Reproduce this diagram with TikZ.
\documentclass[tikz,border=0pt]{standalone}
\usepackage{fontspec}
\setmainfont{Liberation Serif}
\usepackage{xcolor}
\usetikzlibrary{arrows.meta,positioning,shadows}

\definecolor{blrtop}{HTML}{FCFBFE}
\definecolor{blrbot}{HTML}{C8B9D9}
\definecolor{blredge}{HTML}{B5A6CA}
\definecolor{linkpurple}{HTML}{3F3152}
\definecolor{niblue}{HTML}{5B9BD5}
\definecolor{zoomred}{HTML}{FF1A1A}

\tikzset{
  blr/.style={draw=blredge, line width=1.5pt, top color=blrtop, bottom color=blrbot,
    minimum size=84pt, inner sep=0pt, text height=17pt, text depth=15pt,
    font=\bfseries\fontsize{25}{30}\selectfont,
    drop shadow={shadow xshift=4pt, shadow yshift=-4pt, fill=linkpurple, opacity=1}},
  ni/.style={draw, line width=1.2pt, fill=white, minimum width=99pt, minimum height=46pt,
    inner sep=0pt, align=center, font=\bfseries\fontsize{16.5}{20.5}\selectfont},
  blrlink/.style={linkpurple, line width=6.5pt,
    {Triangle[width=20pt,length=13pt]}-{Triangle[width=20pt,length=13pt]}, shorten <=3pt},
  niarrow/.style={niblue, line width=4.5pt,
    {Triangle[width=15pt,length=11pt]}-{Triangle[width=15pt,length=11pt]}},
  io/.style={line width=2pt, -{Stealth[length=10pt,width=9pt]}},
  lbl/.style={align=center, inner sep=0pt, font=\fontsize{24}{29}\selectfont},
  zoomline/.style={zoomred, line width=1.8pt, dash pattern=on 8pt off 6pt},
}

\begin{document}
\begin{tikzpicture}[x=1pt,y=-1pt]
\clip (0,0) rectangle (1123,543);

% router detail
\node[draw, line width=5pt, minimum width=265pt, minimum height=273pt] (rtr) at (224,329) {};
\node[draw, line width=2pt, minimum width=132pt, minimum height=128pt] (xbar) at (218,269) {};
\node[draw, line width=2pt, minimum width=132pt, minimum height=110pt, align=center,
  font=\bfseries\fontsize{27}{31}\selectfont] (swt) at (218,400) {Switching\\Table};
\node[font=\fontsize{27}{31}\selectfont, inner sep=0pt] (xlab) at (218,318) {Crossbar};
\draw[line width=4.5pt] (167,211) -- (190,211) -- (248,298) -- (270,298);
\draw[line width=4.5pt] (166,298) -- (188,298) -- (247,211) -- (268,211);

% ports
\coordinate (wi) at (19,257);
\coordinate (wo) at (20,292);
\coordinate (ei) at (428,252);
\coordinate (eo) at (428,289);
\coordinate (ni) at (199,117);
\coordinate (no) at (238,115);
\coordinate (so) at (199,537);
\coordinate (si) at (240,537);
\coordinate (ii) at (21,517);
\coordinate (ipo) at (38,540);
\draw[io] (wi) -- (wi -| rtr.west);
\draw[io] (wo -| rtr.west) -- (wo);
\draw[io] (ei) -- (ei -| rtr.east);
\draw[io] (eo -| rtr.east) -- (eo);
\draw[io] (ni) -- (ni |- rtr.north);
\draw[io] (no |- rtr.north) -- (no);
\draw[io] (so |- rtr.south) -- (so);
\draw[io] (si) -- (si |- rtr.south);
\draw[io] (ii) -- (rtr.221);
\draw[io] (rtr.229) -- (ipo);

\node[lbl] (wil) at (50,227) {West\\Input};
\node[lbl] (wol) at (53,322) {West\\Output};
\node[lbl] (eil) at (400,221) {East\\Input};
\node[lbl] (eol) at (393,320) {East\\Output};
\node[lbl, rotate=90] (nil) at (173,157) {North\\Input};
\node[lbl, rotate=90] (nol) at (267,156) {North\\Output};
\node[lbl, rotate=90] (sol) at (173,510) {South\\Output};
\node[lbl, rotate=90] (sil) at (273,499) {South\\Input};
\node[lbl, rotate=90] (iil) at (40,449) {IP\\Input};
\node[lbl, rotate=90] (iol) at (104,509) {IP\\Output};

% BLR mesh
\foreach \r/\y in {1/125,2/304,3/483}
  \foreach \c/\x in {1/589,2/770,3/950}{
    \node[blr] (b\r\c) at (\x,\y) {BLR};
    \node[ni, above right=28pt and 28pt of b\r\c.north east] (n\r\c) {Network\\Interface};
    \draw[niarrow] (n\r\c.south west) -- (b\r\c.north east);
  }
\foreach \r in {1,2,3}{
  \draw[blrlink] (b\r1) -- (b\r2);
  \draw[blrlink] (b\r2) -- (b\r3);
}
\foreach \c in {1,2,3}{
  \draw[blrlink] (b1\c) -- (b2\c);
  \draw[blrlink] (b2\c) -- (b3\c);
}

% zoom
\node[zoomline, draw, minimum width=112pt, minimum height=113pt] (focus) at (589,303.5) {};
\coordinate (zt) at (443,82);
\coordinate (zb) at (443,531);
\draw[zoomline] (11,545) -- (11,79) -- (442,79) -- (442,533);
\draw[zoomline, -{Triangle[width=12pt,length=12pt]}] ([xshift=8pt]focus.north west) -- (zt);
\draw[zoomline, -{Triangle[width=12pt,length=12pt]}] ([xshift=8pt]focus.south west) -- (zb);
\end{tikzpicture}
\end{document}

**Problem statement**
Your task is to transcribe the listing above in full, exactly as given.

**Result for this exercise**
Reproduce this diagram with TikZ.
\documentclass[tikz,border=0pt]{standalone}
\usepackage{fontspec}
\setmainfont{Liberation Serif}
\usepackage{xcolor}
\usetikzlibrary{arrows.meta,positioning,shadows}

\definecolor{blrtop}{HTML}{FCFBFE}
\definecolor{blrbot}{HTML}{C8B9D9}
\definecolor{blredge}{HTML}{B5A6CA}
\definecolor{linkpurple}{HTML}{3F3152}
\definecolor{niblue}{HTML}{5B9BD5}
\definecolor{zoomred}{HTML}{FF1A1A}

\tikzset{
  blr/.style={draw=blredge, line width=1.5pt, top color=blrtop, bottom color=blrbot,
    minimum size=84pt, inner sep=0pt, text height=17pt, text depth=15pt,
    font=\bfseries\fontsize{25}{30}\selectfont,
    drop shadow={shadow xshift=4pt, shadow yshift=-4pt, fill=linkpurple, opacity=1}},
  ni/.style={draw, line width=1.2pt, fill=white, minimum width=99pt, minimum height=46pt,
    inner sep=0pt, align=center, font=\bfseries\fontsize{16.5}{20.5}\selectfont},
  blrlink/.style={linkpurple, line width=6.5pt,
    {Triangle[width=20pt,length=13pt]}-{Triangle[width=20pt,length=13pt]}, shorten <=3pt},
  niarrow/.style={niblue, line width=4.5pt,
    {Triangle[width=15pt,length=11pt]}-{Triangle[width=15pt,length=11pt]}},
  io/.style={line width=2pt, -{Stealth[length=10pt,width=9pt]}},
  lbl/.style={align=center, inner sep=0pt, font=\fontsize{24}{29}\selectfont},
  zoomline/.style={zoomred, line width=1.8pt, dash pattern=on 8pt off 6pt},
}

\begin{document}
\begin{tikzpicture}[x=1pt,y=-1pt]
\clip (0,0) rectangle (1123,543);

% router detail
\node[draw, line width=5pt, minimum width=265pt, minimum height=273pt] (rtr) at (224,329) {};
\node[draw, line width=2pt, minimum width=132pt, minimum height=128pt] (xbar) at (218,269) {};
\node[draw, line width=2pt, minimum width=132pt, minimum height=110pt, align=center,
  font=\bfseries\fontsize{27}{31}\selectfont] (swt) at (218,400) {Switching\\Table};
\node[font=\fontsize{27}{31}\selectfont, inner sep=0pt] (xlab) at (218,318) {Crossbar};
\draw[line width=4.5pt] (167,211) -- (190,211) -- (248,298) -- (270,298);
\draw[line width=4.5pt] (166,298) -- (188,298) -- (247,211) -- (268,211);

% ports
\coordinate (wi) at (19,257);
\coordinate (wo) at (20,292);
\coordinate (ei) at (428,252);
\coordinate (eo) at (428,289);
\coordinate (ni) at (199,117);
\coordinate (no) at (238,115);
\coordinate (so) at (199,537);
\coordinate (si) at (240,537);
\coordinate (ii) at (21,517);
\coordinate (ipo) at (38,540);
\draw[io] (wi) -- (wi -| rtr.west);
\draw[io] (wo -| rtr.west) -- (wo);
\draw[io] (ei) -- (ei -| rtr.east);
\draw[io] (eo -| rtr.east) -- (eo);
\draw[io] (ni) -- (ni |- rtr.north);
\draw[io] (no |- rtr.north) -- (no);
\draw[io] (so |- rtr.south) -- (so);
\draw[io] (si) -- (si |- rtr.south);
\draw[io] (ii) -- (rtr.221);
\draw[io] (rtr.229) -- (ipo);

\node[lbl] (wil) at (50,227) {West\\Input};
\node[lbl] (wol) at (53,322) {West\\Output};
\node[lbl] (eil) at (400,221) {East\\Input};
\node[lbl] (eol) at (393,320) {East\\Output};
\node[lbl, rotate=90] (nil) at (173,157) {North\\Input};
\node[lbl, rotate=90] (nol) at (267,156) {North\\Output};
\node[lbl, rotate=90] (sol) at (173,510) {South\\Output};
\node[lbl, rotate=90] (sil) at (273,499) {South\\Input};
\node[lbl, rotate=90] (iil) at (40,449) {IP\\Input};
\node[lbl, rotate=90] (iol) at (104,509) {IP\\Output};

% BLR mesh
\foreach \r/\y in {1/125,2/304,3/483}
  \foreach \c/\x in {1/589,2/770,3/950}{
    \node[blr] (b\r\c) at (\x,\y) {BLR};
    \node[ni, above right=28pt and 28pt of b\r\c.north east] (n\r\c) {Network\\Interface};
    \draw[niarrow] (n\r\c.south west) -- (b\r\c.north east);
  }
\foreach \r in {1,2,3}{
  \draw[blrlink] (b\r1) -- (b\r2);
  \draw[blrlink] (b\r2) -- (b\r3);
}
\foreach \c in {1,2,3}{
  \draw[blrlink] (b1\c) -- (b2\c);
  \draw[blrlink] (b2\c) -- (b3\c);
}

% zoom
\node[zoomline, draw, minimum width=112pt, minimum height=113pt] (focus) at (589,303.5) {};
\coordinate (zt) at (443,82);
\coordinate (zb) at (443,531);
\draw[zoomline] (11,545) -- (11,79) -- (442,79) -- (442,533);
\draw[zoomline, -{Triangle[width=12pt,length=12pt]}] ([xshift=8pt]focus.north west) -- (zt);
\draw[zoomline, -{Triangle[width=12pt,length=12pt]}] ([xshift=8pt]focus.south west) -- (zb);
\end{tikzpicture}
\end{document}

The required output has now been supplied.